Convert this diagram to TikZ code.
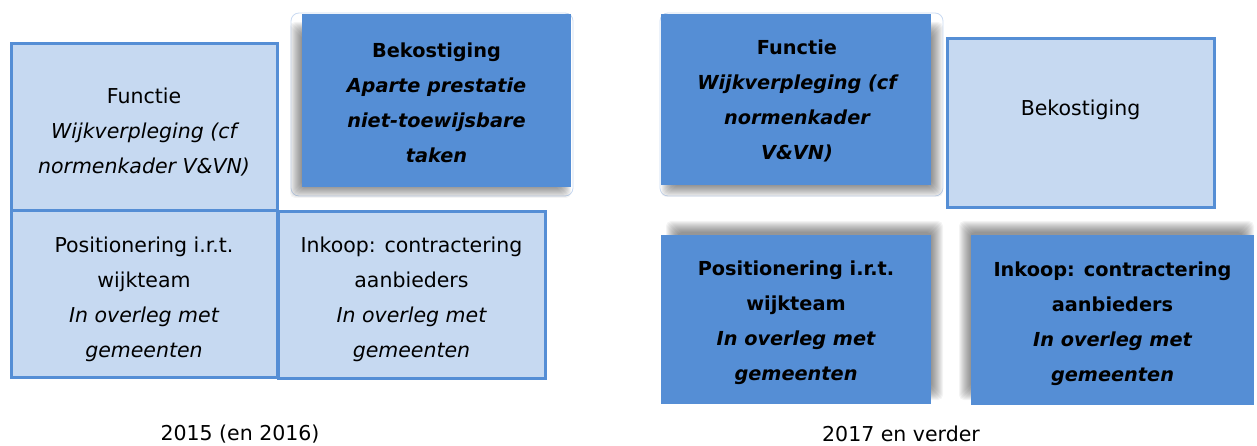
\documentclass[tikz,border=0pt]{standalone}
\usepackage{fontspec}
\setmainfont{DejaVu Sans}
\definecolor{darkblue}{HTML}{558ED5}
\definecolor{lightblue}{HTML}{C6D9F1}
\definecolor{outlineblue}{HTML}{C9DAF2}
\newcommand\softshadow[4]{%
  \foreach \k in {0,...,11}{%
    \fill[black,opacity=0.045,rounded corners=5pt] ({#1+\k},{#2+\k}) rectangle ({#3-\k},{#4-\k});}}
\tikzset{
  lightbox/.style={draw=darkblue,fill=lightblue,line width=3pt,inner sep=0pt,outer sep=0pt},
  darkbox/.style={fill=darkblue,inner sep=0pt,outer sep=0pt},
  lighttext/.style={inner sep=0pt,align=center,font=\fontsize{20.5}{35}\selectfont},
  darktext/.style={inner sep=0pt,align=center,font=\fontsize{19.3}{35}\selectfont\bfseries},
  caption/.style={inner sep=0pt,font=\fontsize{20.5}{24}\selectfont},
  frameline/.style={draw=outlineblue,line width=0.8pt,rounded corners=8pt}
}
\begin{document}
\begin{tikzpicture}[x=1pt,y=-1pt]
\useasboundingbox (0,0) rectangle (1257,446);
% ---------- left panel ----------
\node[lightbox,minimum width=266pt,minimum height=167pt] (lfun) at (144,127.5) {};
\node[lighttext] (lfunt) at (144,132.5)
  {Functie\\ {\itshape Wijkverpleging (cf}\\ {\itshape normenkader V\&VN)}};
\node[lightbox,minimum width=266pt,minimum height=166pt] (lpos) at (144,294) {};
\node[lighttext] (lpost) at (144,299)
  {Positionering i.r.t.\\ wijkteam\\ {\itshape In overleg met}\\ {\itshape gemeenten}};
\node[lightbox,minimum width=267pt,minimum height=166pt] (link) at (411.5,295) {};
\node[lighttext] (linkt) at (411.5,299)
  {Inkoop: contractering\\ aanbieders\\ {\itshape In overleg met}\\ {\itshape gemeenten}};
\draw[frameline] (291,13) rectangle (573,196);
\softshadow{290}{22}{571}{198}
\node[darkbox,minimum width=269pt,minimum height=173pt] (lbek) at (436.5,100.5) {};
\node[darktext] (lbekt) at (436.5,103)
  {Bekostiging\\ {\itshape Aparte prestatie}\\ {\itshape niet-toewijsbare}\\ {\itshape taken}};
% ---------- right panel ----------
\draw[frameline] (660,13) rectangle (943,196);
\softshadow{661}{22}{943}{197}
\node[darkbox,minimum width=270pt,minimum height=171pt] (rfun) at (796,99.5) {};
\node[darktext] (rfunt) at (797,101)
  {Functie\\ {\itshape Wijkverpleging (cf}\\ {\itshape normenkader}\\ {\itshape V\&VN)}};
\node[lightbox,minimum width=267pt,minimum height=169pt] (rbek) at (1080.5,123.5) {};
\node[lighttext] (rbekt) at (1080.5,110) {Bekostiging};
\softshadow{666}{221}{943}{400}
\node[darkbox,minimum width=270pt,minimum height=169pt] (rpos) at (796,319.5) {};
\node[darktext] (rpost) at (796,322.5)
  {Positionering i.r.t.\\ wijkteam\\ {\itshape In overleg met}\\ {\itshape gemeenten}};
\softshadow{959}{221}{1254}{400}
\node[darkbox,minimum width=283pt,minimum height=170pt] (rink) at (1112.5,320) {};
\node[darktext] (rinkt) at (1112.5,324)
  {Inkoop: contractering\\ aanbieders\\ {\itshape In overleg met}\\ {\itshape gemeenten}};
% ---------- captions ----------
\node[caption] (cap1) at (240,434) {2015 (en 2016)};
\node[caption] (cap2) at (901,434) {2017 en verder};
\end{tikzpicture}
\end{document}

* Work to complete *
Leaving the pictures aside, transcribe the entire listing exactly.

* The output *
Convert this diagram to TikZ code.
\documentclass[tikz,border=0pt]{standalone}
\usepackage{fontspec}
\setmainfont{DejaVu Sans}
\definecolor{darkblue}{HTML}{558ED5}
\definecolor{lightblue}{HTML}{C6D9F1}
\definecolor{outlineblue}{HTML}{C9DAF2}
\newcommand\softshadow[4]{%
  \foreach \k in {0,...,11}{%
    \fill[black,opacity=0.045,rounded corners=5pt] ({#1+\k},{#2+\k}) rectangle ({#3-\k},{#4-\k});}}
\tikzset{
  lightbox/.style={draw=darkblue,fill=lightblue,line width=3pt,inner sep=0pt,outer sep=0pt},
  darkbox/.style={fill=darkblue,inner sep=0pt,outer sep=0pt},
  lighttext/.style={inner sep=0pt,align=center,font=\fontsize{20.5}{35}\selectfont},
  darktext/.style={inner sep=0pt,align=center,font=\fontsize{19.3}{35}\selectfont\bfseries},
  caption/.style={inner sep=0pt,font=\fontsize{20.5}{24}\selectfont},
  frameline/.style={draw=outlineblue,line width=0.8pt,rounded corners=8pt}
}
\begin{document}
\begin{tikzpicture}[x=1pt,y=-1pt]
\useasboundingbox (0,0) rectangle (1257,446);
% ---------- left panel ----------
\node[lightbox,minimum width=266pt,minimum height=167pt] (lfun) at (144,127.5) {};
\node[lighttext] (lfunt) at (144,132.5)
  {Functie\\ {\itshape Wijkverpleging (cf}\\ {\itshape normenkader V\&VN)}};
\node[lightbox,minimum width=266pt,minimum height=166pt] (lpos) at (144,294) {};
\node[lighttext] (lpost) at (144,299)
  {Positionering i.r.t.\\ wijkteam\\ {\itshape In overleg met}\\ {\itshape gemeenten}};
\node[lightbox,minimum width=267pt,minimum height=166pt] (link) at (411.5,295) {};
\node[lighttext] (linkt) at (411.5,299)
  {Inkoop: contractering\\ aanbieders\\ {\itshape In overleg met}\\ {\itshape gemeenten}};
\draw[frameline] (291,13) rectangle (573,196);
\softshadow{290}{22}{571}{198}
\node[darkbox,minimum width=269pt,minimum height=173pt] (lbek) at (436.5,100.5) {};
\node[darktext] (lbekt) at (436.5,103)
  {Bekostiging\\ {\itshape Aparte prestatie}\\ {\itshape niet-toewijsbare}\\ {\itshape taken}};
% ---------- right panel ----------
\draw[frameline] (660,13) rectangle (943,196);
\softshadow{661}{22}{943}{197}
\node[darkbox,minimum width=270pt,minimum height=171pt] (rfun) at (796,99.5) {};
\node[darktext] (rfunt) at (797,101)
  {Functie\\ {\itshape Wijkverpleging (cf}\\ {\itshape normenkader}\\ {\itshape V\&VN)}};
\node[lightbox,minimum width=267pt,minimum height=169pt] (rbek) at (1080.5,123.5) {};
\node[lighttext] (rbekt) at (1080.5,110) {Bekostiging};
\softshadow{666}{221}{943}{400}
\node[darkbox,minimum width=270pt,minimum height=169pt] (rpos) at (796,319.5) {};
\node[darktext] (rpost) at (796,322.5)
  {Positionering i.r.t.\\ wijkteam\\ {\itshape In overleg met}\\ {\itshape gemeenten}};
\softshadow{959}{221}{1254}{400}
\node[darkbox,minimum width=283pt,minimum height=170pt] (rink) at (1112.5,320) {};
\node[darktext] (rinkt) at (1112.5,324)
  {Inkoop: contractering\\ aanbieders\\ {\itshape In overleg met}\\ {\itshape gemeenten}};
% ---------- captions ----------
\node[caption] (cap1) at (240,434) {2015 (en 2016)};
\node[caption] (cap2) at (901,434) {2017 en verder};
\end{tikzpicture}
\end{document}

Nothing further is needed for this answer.